SC orders suspension of two SHOs in fake encounter case

KARACHI: The Supreme Court of Pakistan on Wednesday ordered the police authorities to suspend two station house officers who were facing investigation for allegedly killing a man in a fake encounter, and restrain the police from posting them in the province without seeking prior permission of the court.Sachal SHO Ismail Lashari and Sohrab Goth SHO Shoaib Siddiqui were allegedly involved in the killing of 17-year-old Anisur Rahman Soomro in June 2014.

On a petition of the victim’s father, Anwer Ali Soomro, the Sindh High Court had ordered the registration of an FIR against the SHOs and other police officials.

SHO Lashari assailed the SHC judgement through an appeal before the apex court submitting that he was not given a fair hearing by the high court.

On Wednesday, a two-member bench of the apex court comprising Justices Amir Hani Muslim and Qazi Faez Isa ordered the Karachi police chief to place the two SHO under suspension.

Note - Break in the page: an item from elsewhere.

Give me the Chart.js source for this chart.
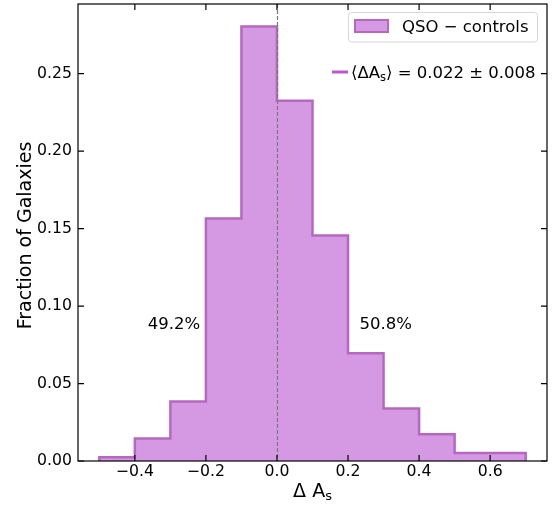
<!DOCTYPE html>
<html>
<head>
<meta charset="utf-8">
<script src="https://cdn.jsdelivr.net/npm/chart.js@4/dist/chart.umd.min.js"></script>
<style>
  html, body { margin: 0; padding: 0; background: #fff; }
  canvas { display: block; }
</style>
</head>
<body>
<canvas id="hist" width="557" height="508"></canvas>
<script>
// Histogram of Delta A_s (QSO - controls)
const binEdges  = [-0.5, -0.4, -0.3, -0.2, -0.1, 0.0, 0.1, 0.2, 0.3, 0.4, 0.5, 0.6, 0.7];
const fractions = [0.0025, 0.0145, 0.0384, 0.1566, 0.2804, 0.2325, 0.1455, 0.0696, 0.0339, 0.0172, 0.0052, 0.0052];
const xTicks = [-0.4, -0.2, 0.0, 0.2, 0.4, 0.6];
const yTicks = [0.00, 0.05, 0.10, 0.15, 0.20, 0.25];
const seriesLabel = 'QSO \u2212 controls';
const meanLabel = ['\u27E8\u0394A', 's', '\u27E9 = 0.022 \u00B1 0.008'];
const leftPct = '49.2%';
const rightPct = '50.8%';

const FILL  = '#d599e4';
const EDGE  = '#b668c0';
const MEAN  = '#ba55d3';
const FONT  = "'DejaVu Sans', sans-serif";

// step outline: start at baseline, one point per left edge, close at the right edge
const stepPoints = [{ x: binEdges[0], y: 0 }];
fractions.forEach((f, i) => stepPoints.push({ x: binEdges[i], y: f }));
stepPoints.push({ x: binEdges[binEdges.length - 1], y: 0 });

const fmt = v => v.toFixed(1).replace('-', '\u2212');

const decor = {
  id: 'decor',
  afterDatasetsDraw(chart) {
    const { ctx, chartArea: a, scales: { x } } = chart;
    const x0 = Math.round(x.getPixelForValue(0)) + 0.5;
    ctx.save();
    ctx.strokeStyle = '#7a7a7a';
    ctx.lineWidth = 1.2;
    ctx.setLineDash([4, 2]);
    ctx.beginPath();
    ctx.moveTo(x0, a.top);
    ctx.lineTo(x0, a.bottom);
    ctx.stroke();
    ctx.restore();
  },
  afterDraw(chart) {
    const { ctx, chartArea: a, scales: { x, y } } = chart;
    ctx.save();
    // frame
    ctx.strokeStyle = '#000';
    ctx.lineWidth = 1.2;
    ctx.strokeRect(a.left, a.top, a.right - a.left, a.bottom - a.top);
    // inward ticks on all four sides
    ctx.beginPath();
    xTicks.forEach(v => {
      const px = x.getPixelForValue(v);
      ctx.moveTo(px, a.bottom); ctx.lineTo(px, a.bottom - 6);
      ctx.moveTo(px, a.top);    ctx.lineTo(px, a.top + 6);
    });
    yTicks.forEach(v => {
      const py = y.getPixelForValue(v);
      ctx.moveTo(a.left, py);  ctx.lineTo(a.left + 6, py);
      ctx.moveTo(a.right, py); ctx.lineTo(a.right - 6, py);
    });
    ctx.stroke();

    // axis titles
    ctx.fillStyle = '#000';
    ctx.textBaseline = 'alphabetic';
    ctx.font = '19px ' + FONT;
    ctx.save();
    ctx.translate(30.5, 235.5);
    ctx.rotate(-Math.PI / 2);
    ctx.textAlign = 'center';
    ctx.fillText('Fraction of Galaxies', 0, 0);
    ctx.restore();

    ctx.textAlign = 'left';
    const xlMain = '\u0394 A';
    const wMain = ctx.measureText(xlMain).width;
    ctx.font = '13px ' + FONT;
    const wSub = ctx.measureText('s').width;
    const xl0 = (a.left + a.right) / 2 - (wMain + wSub) / 2;
    ctx.font = '19px ' + FONT;
    ctx.fillText(xlMain, xl0, 497);
    ctx.font = '13px ' + FONT;
    ctx.fillText('s', xl0 + wMain, 500);

    // percentages
    ctx.font = '16.5px ' + FONT;
    ctx.textAlign = 'center';
    ctx.fillText(leftPct, x.getPixelForValue(-0.29), y.getPixelForValue(0.085));
    ctx.fillText(rightPct, x.getPixelForValue(0.306), y.getPixelForValue(0.085));

    // legend box
    ctx.textAlign = 'left';
    ctx.fillStyle = 'rgba(255,255,255,0.8)';
    ctx.strokeStyle = '#d6d6d6';
    ctx.lineWidth = 1;
    ctx.beginPath();
    ctx.roundRect(348.5, 12.5, 189, 29.5, 3);
    ctx.fill();
    ctx.stroke();
    ctx.fillStyle = FILL;
    ctx.strokeStyle = EDGE;
    ctx.lineWidth = 2;
    ctx.fillRect(355, 20, 33, 12);
    ctx.strokeRect(355, 20, 33, 12);
    ctx.fillStyle = '#000';
    ctx.font = '16.5px ' + FONT;
    ctx.fillText(seriesLabel, 402, 31.5);

    // mean entry (no frame)
    ctx.strokeStyle = MEAN;
    ctx.lineWidth = 3;
    ctx.beginPath();
    ctx.moveTo(332, 72); ctx.lineTo(348, 72);
    ctx.stroke();
    let tx = 351;
    ctx.font = '16.5px ' + FONT;
    ctx.fillText(meanLabel[0], tx, 77.5);
    tx += ctx.measureText(meanLabel[0]).width;
    ctx.font = '11.5px ' + FONT;
    ctx.fillText(meanLabel[1], tx, 80.5);
    tx += ctx.measureText(meanLabel[1]).width;
    ctx.font = '16.5px ' + FONT;
    ctx.fillText(meanLabel[2], tx, 77.5);
    ctx.restore();
  }
};

new Chart(document.getElementById('hist'), {
  type: 'line',
  data: {
    datasets: [{
      label: seriesLabel,
      data: stepPoints,
      stepped: true,
      fill: 'origin',
      backgroundColor: FILL,
      borderColor: EDGE,
      borderWidth: 2.5,
      pointRadius: 0,
      pointHoverRadius: 0,
    }],
  },
  options: {
    responsive: false,
    animation: false,
    devicePixelRatio: 1,
    layout: { padding: { top: 4, right: 10, left: 0, bottom: 0 } },
    plugins: {
      legend: { display: false },
      tooltip: { enabled: false },
    },
    scales: {
      x: {
        type: 'linear',
        min: -0.56,
        max: 0.76,
        afterBuildTicks: s => { s.ticks = xTicks.map(v => ({ value: v })); },
        afterFit: s => { s.height = 47; s.paddingLeft = 0; s.paddingRight = 0; },
        grid: { display: false, drawTicks: false },
        border: { display: false },
        ticks: {
          padding: 2,
          color: '#000',
          maxRotation: 0,
          font: { family: FONT, size: 15.7 },
          callback: v => fmt(v),
        },
      },
      y: {
        type: 'linear',
        min: 0,
        max: 0.295,
        afterBuildTicks: s => { s.ticks = yTicks.map(v => ({ value: v })); },
        afterFit: s => { s.width = 78; s.paddingTop = 0; s.paddingBottom = 0; },
        grid: { display: false, drawTicks: false },
        border: { display: false },
        ticks: {
          padding: 6,
          color: '#000',
          font: { family: FONT, size: 15.7 },
          callback: v => v.toFixed(2),
        },
      },
    },
  },
  plugins: [decor],
});
</script>
</body>
</html>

It also ordered that the two police officers shall not be posted anywhere in the province without the court’s prior permission.

The bench also asked CID DIG Sultan Khawaja to conduct an inquiry into the matter and submit a report on the next hearing.

According to the victim’s father, Anis was a Class X student who was arrested along with his two friends by the Sachal Goth police near Safoora Goth in Gulistan-i-Jauhar on June 12, 2014.

He informed the judges that he had repeatedly visited the police station to learn reasons for the arrest of his son and his friends. But SHO Lashari demanded Rs500,000 for his son’s release and later killed him in a fake encounter, because he was unable to pay the bribe, he said.

Anwer Soomro had also filed a petition in the district and sessions court in Malir on June 20, 2014 against the illegal confinement of his son, informing the judge that the police had threatened to kill his son if he could not pay the bribe that they had demanded.

Following the hearing, an official raided the police station on the order of the district and sessions judge, but the young boy was not found there.

Mr Soomro said his son had been detained for 10 days at the Sachal police station before he was taken to a nearby Afghan refugee camp where he was killed on June 22, 2014. He said his son had never been associated with any religious militant group.

The victim’s father also told the judges that the police officers booked in the murder case of his son were forcing him to withdraw the case. Later, Mr Soomro told reporters that his son worked at electronics shop in Sachal Goth after doing matric from Larkana.